Revolutions have impact, in diverse ways. The French Revolution opened the door to liberty, equality and fraternity for the people of France. Note, though, that it was not replicated elsewhere. Nor did its leading elements pretend that similar uprisings could be fomented in the rest of Europe. And that was the difference between 1789 and 1917.

Lenin and his friends, though immediately confronted with internal as well as external enemies determined to snuff out their achievement, had a strong belief in the future of the system they were putting in place. They were convinced their achievement could be extended to regions beyond Russia. Marxism was, after all, a call for workers across the globe to unite. In other words, internationalism governed the spirit of the 1917 exercise.

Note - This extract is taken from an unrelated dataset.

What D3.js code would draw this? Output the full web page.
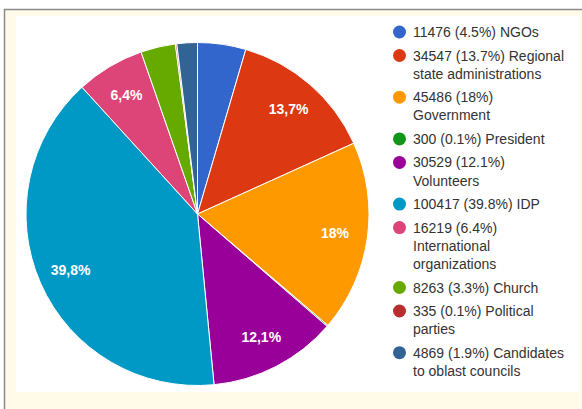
<!DOCTYPE html>
<html>
<head>
<meta charset="utf-8">
<script src="https://cdn.jsdelivr.net/npm/d3@7"></script>
<style>
  html, body { margin: 0; padding: 0; background: #ffffff; }
  body { width: 582px; height: 409px; overflow: hidden; position: relative; }
  svg { position: absolute; left: 0; top: 0; }
  text { font-family: "Liberation Sans", Arial, sans-serif; }
</style>
</head>
<body>
<svg id="chart" width="582" height="409"></svg>
<script>
// Who helps: counts per source
const categories = [
  "NGOs", "Regional state administrations", "Government", "President",
  "Volunteers", "IDP", "International organizations", "Church",
  "Political parties", "Candidates to oblast councils"
];
const values = [11476, 34547, 45486, 300, 30529, 100417, 16219, 8263, 335, 4869];
const colors = [
  "#3366cc", "#dc3912", "#ff9900", "#109618", "#990099",
  "#0099c6", "#dd4477", "#66aa00", "#b82e2e", "#316395"
];

const svg = d3.select("#chart");

// framed panel
svg.append("rect").attr("x", 4).attr("y", 9).attr("width", 600).attr("height", 420)
  .attr("fill", "#fffbe8");
svg.append("line").attr("x1", 4.5).attr("y1", 9).attr("x2", 4.5).attr("y2", 409)
  .attr("stroke", "#8a8a8a").attr("stroke-width", 1.5);
svg.append("line").attr("x1", 4).attr("y1", 9.5).attr("x2", 582).attr("y2", 9.5)
  .attr("stroke", "#8a8a8a").attr("stroke-width", 1.5);
svg.append("rect").attr("x", 16).attr("y", 16).attr("width", 563).attr("height", 376)
  .attr("fill", "#ffffff");

const total = d3.sum(values);
const pctFmt = d3.format(".1~f");
const pct = v => pctFmt(v / total * 100);

const cx = 197.5, cy = 214, radius = 171.5;

const pie = d3.pie().sort(null).value(d => d);
const arcs = pie(values);
const arc = d3.arc().innerRadius(0).outerRadius(radius);
const labelArc = d3.arc().innerRadius(radius * 0.81).outerRadius(radius * 0.81);

const g = svg.append("g").attr("transform", `translate(${cx},${cy})`);

g.selectAll("path.slice")
  .data(arcs)
  .join("path")
  .attr("class", "slice")
  .attr("d", arc)
  .attr("fill", (d, i) => colors[i])
  .attr("stroke", "#ffffff")
  .attr("stroke-width", 1);

// percentage labels on slices wide enough to hold them
g.selectAll("text.slice-label")
  .data(arcs.filter(d => d.value / total >= 0.05))
  .join("text")
  .attr("class", "slice-label")
  .attr("transform", d => {
    const [x, y] = labelArc.centroid(d);
    return `translate(${x},${y + 5})`;
  })
  .attr("text-anchor", "middle")
  .attr("fill", "#ffffff")
  .attr("font-size", 14)
  .attr("font-weight", "bold")
  .text(d => pct(d.value).replace(".", ",") + "%");

// legend
const legend = svg.append("g");
const legendX = 413, circleX = 399.5, lineH = 18.2, entryGap = 5.3, maxW = 160;
let y = 32;

categories.forEach((cat, i) => {
  const words = `${values[i]} (${pct(values[i])}%) ${cat}`.split(" ");
  const t = legend.append("text")
    .attr("x", legendX)
    .attr("font-size", 14)
    .attr("fill", "#333333");
  const lines = [];
  let line = [];
  const probe = t.append("tspan");
  words.forEach(w => {
    const trial = line.concat(w).join(" ");
    probe.text(trial);
    if (line.length && probe.node().getComputedTextLength() > maxW) {
      lines.push(line.join(" "));
      line = [w];
    } else {
      line.push(w);
    }
  });
  lines.push(line.join(" "));
  probe.remove();

  legend.append("circle")
    .attr("cx", circleX).attr("cy", y)
    .attr("r", 6.5)
    .attr("fill", colors[i]);

  lines.forEach((ln, k) => {
    t.append("tspan")
      .attr("x", legendX)
      .attr("y", y + 5 + k * lineH)
      .text(ln);
  });
  y += lines.length * lineH + entryGap;
});
</script>
</body>
</html>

And yet some revolutions have caused great misery to people who expected positive change to lead them out of the woods. In Iran, the movement against the Shah quickly turned into a wave which promised better days. Ayatollah Ruhollah Khomeini was the promise of enlightened Islamic rule. He ended up disappointing the millions of Iranians who had through the generations suffered under Reza Pahlavi and his father.

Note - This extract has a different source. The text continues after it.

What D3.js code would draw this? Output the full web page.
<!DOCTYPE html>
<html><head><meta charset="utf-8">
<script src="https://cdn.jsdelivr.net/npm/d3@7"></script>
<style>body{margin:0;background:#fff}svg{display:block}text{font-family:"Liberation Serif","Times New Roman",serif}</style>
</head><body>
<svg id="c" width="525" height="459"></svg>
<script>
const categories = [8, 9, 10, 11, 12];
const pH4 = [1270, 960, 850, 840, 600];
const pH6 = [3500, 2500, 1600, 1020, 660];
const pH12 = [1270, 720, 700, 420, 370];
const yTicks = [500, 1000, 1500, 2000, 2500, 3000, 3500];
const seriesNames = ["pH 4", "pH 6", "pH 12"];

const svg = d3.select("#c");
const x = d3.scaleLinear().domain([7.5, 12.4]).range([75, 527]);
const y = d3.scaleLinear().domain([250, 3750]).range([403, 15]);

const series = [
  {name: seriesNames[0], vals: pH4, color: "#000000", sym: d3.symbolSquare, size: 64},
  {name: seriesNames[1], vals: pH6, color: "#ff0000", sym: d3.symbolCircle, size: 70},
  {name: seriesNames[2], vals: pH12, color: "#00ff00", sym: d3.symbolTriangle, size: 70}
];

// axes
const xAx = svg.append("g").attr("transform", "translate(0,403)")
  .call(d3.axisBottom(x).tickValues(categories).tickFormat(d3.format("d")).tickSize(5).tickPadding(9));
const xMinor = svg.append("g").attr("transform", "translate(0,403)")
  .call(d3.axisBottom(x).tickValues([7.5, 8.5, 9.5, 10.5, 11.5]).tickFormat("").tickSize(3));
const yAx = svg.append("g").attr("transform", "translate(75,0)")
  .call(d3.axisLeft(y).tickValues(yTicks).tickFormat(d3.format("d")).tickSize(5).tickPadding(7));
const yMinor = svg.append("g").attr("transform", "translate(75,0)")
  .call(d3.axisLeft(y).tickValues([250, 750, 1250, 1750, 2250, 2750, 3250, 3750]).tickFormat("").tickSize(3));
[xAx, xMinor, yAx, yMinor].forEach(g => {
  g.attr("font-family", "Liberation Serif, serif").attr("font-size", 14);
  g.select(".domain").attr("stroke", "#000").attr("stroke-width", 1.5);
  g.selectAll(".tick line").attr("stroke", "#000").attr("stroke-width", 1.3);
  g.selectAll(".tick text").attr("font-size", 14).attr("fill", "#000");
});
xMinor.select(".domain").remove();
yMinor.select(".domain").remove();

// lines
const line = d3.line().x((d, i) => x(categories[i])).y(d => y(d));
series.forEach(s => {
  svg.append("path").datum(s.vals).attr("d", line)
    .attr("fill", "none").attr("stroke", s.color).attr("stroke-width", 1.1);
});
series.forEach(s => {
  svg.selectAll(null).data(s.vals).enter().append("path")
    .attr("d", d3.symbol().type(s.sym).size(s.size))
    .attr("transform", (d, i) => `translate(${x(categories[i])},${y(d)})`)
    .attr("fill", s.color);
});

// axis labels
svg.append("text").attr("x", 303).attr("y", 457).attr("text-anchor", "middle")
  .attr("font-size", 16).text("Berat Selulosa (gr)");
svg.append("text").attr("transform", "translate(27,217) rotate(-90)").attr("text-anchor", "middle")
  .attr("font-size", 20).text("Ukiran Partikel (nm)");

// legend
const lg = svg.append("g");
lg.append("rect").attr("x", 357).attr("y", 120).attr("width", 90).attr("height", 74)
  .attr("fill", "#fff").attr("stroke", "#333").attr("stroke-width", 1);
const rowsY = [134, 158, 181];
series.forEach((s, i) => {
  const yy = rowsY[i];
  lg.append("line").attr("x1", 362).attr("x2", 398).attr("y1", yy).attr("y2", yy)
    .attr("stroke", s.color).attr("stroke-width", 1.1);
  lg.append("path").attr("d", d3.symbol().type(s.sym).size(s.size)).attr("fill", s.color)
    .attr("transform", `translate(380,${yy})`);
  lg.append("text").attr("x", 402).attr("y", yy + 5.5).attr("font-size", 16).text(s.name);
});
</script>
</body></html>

Revolutions cause, in the natural order of things, sunlight to stream into the lives of millions. But Khomeini's revolution quickly became an abject lesson in defenestrating an intolerant ruler followed by new authoritarianism splashed on popular dreams. Khomeini carefully presided over the decline of the revolution into a theocracy. If he was bitter in exile during the Shah's years, he let the bitterness go on.

The revolution dwindled into hostage-taking, as the 444-day plight of American diplomats would demonstrate to the world. Minus the early days and minus liberalism, the revolution does not recall the spirit which shook up Iran in the late 1970s.

Obscurantism defeats a revolution or does not let it happen. But obscurantism has no place in revolutions brought about by long suffering and longer patience, by a belief in the idea that the destiny of nations must be shaped by men committed to the promotion of the common weal. Men planning revolutions must suffer beyond measure before they reach their goal.

Mao Zedong once spoke of beauty being at the top of the mountain. He and his comrades, fighting Chiang Kai-shek and the Japanese militarists all at the same time and losing thousands of men in the process, did not abandon the Long March. The march ended in weariness but nevertheless in triumph at Tienanmen Square in October 1949.

Mao and his successors, holding fast to the ancient idea of China being the centre of the world, were intent on ensuring that the rest of the world came to their door. The rest of the world today may be worried about China and so may imagine that organisations like the Quad may contain it. The larger truth is that the Chinese Revolution has caused necessary havoc around the world.

On the one hand, the ability of communism to raise the self-esteem of a nation is a truth to be graciously acknowledged. On the other, the Chinese Revolution, in terms of geopolitics, has outpaced its foes politically and is now gliding past nations to transform China into an unstoppable economic powerhouse.

Mikhail Gorbachev could not build on Lenin's politics. Xi Jinping has not let the lamp lit by the Great Helmsman be extinguished.